start Supplied records
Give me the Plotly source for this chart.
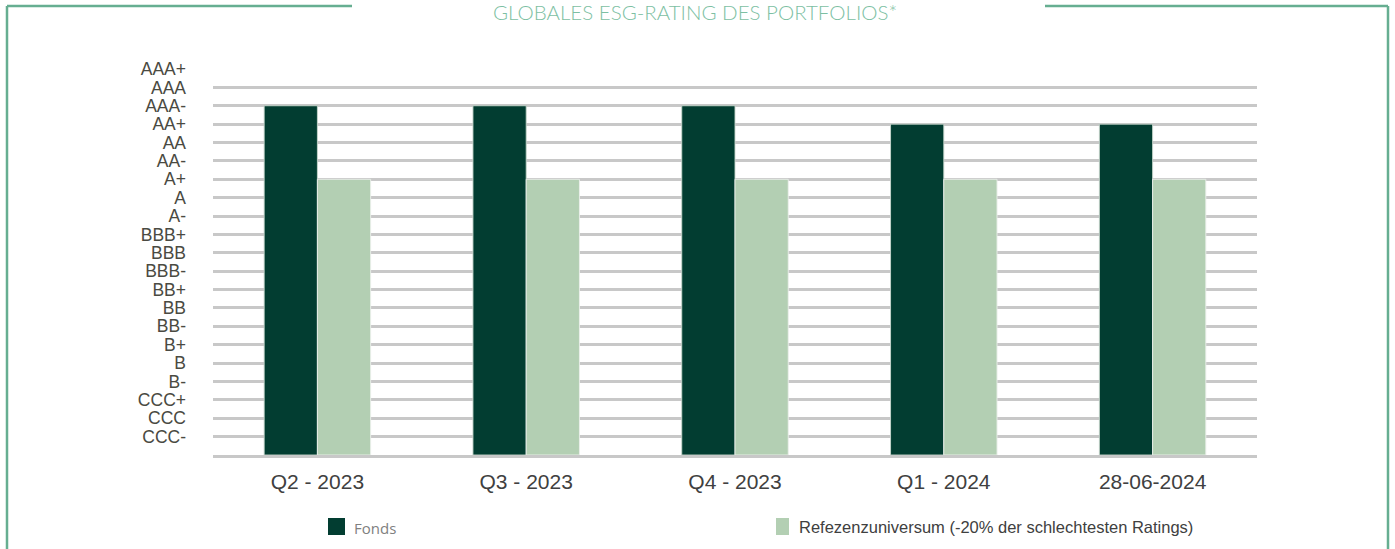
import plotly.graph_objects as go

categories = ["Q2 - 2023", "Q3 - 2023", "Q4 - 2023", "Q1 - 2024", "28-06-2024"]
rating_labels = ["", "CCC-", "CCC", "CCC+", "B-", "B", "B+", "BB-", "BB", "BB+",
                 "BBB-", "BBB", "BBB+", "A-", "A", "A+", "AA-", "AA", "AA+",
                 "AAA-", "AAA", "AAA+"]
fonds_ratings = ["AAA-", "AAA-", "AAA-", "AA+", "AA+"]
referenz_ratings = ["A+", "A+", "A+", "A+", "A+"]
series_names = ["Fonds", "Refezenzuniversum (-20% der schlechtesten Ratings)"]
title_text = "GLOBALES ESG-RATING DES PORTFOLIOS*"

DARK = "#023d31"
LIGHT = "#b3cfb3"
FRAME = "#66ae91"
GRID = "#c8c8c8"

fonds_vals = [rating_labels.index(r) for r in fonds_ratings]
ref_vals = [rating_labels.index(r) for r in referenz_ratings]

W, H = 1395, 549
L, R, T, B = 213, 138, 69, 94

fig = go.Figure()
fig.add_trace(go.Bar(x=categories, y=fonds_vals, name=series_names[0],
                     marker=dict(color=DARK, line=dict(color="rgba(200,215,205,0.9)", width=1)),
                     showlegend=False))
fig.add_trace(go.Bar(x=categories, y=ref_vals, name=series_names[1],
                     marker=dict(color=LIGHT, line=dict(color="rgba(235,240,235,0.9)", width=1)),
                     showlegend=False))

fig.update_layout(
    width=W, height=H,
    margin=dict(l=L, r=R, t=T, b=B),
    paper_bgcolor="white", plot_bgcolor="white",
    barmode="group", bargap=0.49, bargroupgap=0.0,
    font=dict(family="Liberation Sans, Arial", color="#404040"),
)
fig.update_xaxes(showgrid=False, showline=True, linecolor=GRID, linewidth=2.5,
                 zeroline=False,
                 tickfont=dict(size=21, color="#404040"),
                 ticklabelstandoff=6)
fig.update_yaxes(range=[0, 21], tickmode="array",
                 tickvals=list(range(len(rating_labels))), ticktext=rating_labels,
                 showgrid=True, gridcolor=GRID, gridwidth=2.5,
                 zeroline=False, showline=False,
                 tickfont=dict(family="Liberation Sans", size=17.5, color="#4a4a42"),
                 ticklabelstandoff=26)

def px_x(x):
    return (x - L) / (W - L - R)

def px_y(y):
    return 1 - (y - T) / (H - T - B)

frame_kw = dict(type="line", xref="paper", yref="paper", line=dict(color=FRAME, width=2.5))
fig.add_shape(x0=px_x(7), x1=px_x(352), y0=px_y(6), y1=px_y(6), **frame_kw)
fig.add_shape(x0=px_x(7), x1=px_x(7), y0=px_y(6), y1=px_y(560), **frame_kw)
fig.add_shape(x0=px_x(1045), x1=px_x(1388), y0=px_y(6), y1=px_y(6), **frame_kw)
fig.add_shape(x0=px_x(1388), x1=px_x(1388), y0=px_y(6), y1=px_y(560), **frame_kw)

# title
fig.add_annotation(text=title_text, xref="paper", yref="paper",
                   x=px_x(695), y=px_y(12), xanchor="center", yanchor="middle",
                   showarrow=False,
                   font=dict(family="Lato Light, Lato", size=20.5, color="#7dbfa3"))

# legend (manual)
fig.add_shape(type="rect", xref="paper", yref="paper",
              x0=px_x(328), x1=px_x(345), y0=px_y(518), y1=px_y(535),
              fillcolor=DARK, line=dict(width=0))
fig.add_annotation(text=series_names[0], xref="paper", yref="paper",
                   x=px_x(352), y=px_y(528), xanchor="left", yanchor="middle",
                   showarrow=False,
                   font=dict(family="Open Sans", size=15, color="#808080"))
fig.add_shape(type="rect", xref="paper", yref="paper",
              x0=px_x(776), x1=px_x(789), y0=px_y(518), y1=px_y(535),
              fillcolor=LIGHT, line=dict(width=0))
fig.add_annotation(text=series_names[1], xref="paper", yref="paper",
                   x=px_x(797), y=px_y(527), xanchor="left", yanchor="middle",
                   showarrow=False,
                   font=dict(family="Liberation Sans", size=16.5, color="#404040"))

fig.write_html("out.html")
end Supplied records
start Supplied records
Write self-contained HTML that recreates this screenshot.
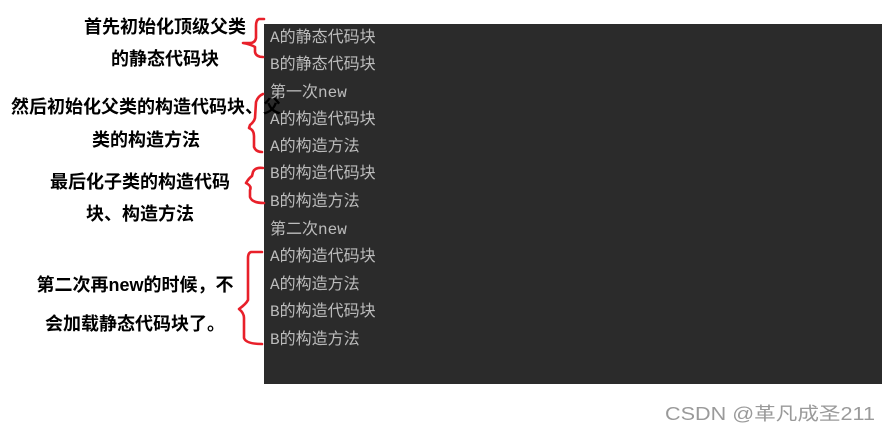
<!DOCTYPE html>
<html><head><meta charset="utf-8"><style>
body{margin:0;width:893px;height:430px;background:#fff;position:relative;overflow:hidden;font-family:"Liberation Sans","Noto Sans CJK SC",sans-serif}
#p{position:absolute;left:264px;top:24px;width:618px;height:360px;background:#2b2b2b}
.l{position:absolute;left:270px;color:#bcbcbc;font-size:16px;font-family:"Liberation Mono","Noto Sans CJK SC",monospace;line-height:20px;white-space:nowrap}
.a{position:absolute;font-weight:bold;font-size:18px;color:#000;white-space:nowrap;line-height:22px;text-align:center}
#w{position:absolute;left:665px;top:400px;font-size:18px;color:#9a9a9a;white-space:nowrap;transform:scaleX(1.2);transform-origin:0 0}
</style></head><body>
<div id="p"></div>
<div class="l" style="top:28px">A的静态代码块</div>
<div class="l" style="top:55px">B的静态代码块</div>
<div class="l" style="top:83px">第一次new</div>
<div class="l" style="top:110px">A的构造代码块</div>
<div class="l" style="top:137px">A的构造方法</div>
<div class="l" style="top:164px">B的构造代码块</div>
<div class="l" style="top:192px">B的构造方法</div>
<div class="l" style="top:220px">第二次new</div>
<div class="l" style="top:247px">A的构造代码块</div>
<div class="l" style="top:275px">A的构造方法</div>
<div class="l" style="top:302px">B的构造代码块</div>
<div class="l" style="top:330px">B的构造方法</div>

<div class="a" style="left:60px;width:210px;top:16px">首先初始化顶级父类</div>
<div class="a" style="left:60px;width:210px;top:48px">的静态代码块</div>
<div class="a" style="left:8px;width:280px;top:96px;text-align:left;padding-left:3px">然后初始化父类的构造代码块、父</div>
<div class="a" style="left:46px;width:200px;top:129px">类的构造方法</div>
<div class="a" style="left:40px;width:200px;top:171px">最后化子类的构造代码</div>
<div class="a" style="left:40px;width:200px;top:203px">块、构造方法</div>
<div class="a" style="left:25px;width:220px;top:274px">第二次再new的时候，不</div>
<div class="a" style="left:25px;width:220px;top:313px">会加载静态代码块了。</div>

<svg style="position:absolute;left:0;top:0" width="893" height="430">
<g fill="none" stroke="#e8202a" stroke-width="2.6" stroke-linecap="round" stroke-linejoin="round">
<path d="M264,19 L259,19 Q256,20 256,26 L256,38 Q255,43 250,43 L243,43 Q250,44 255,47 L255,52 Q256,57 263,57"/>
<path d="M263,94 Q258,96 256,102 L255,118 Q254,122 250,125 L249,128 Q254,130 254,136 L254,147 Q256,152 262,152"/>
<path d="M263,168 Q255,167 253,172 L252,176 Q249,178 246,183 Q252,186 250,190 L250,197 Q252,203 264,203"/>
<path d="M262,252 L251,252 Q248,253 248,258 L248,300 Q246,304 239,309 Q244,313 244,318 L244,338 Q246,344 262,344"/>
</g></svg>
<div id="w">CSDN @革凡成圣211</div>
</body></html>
end Supplied records
Goal of the exercise:
Omit all pictures and repeat exactly the lines from the one containing "Give me the Plotly source for this chart." through the one containing "import plotly.graph_objects as go", ends included, with nothing added.

Answer below:
Give me the Plotly source for this chart.
import plotly.graph_objects as go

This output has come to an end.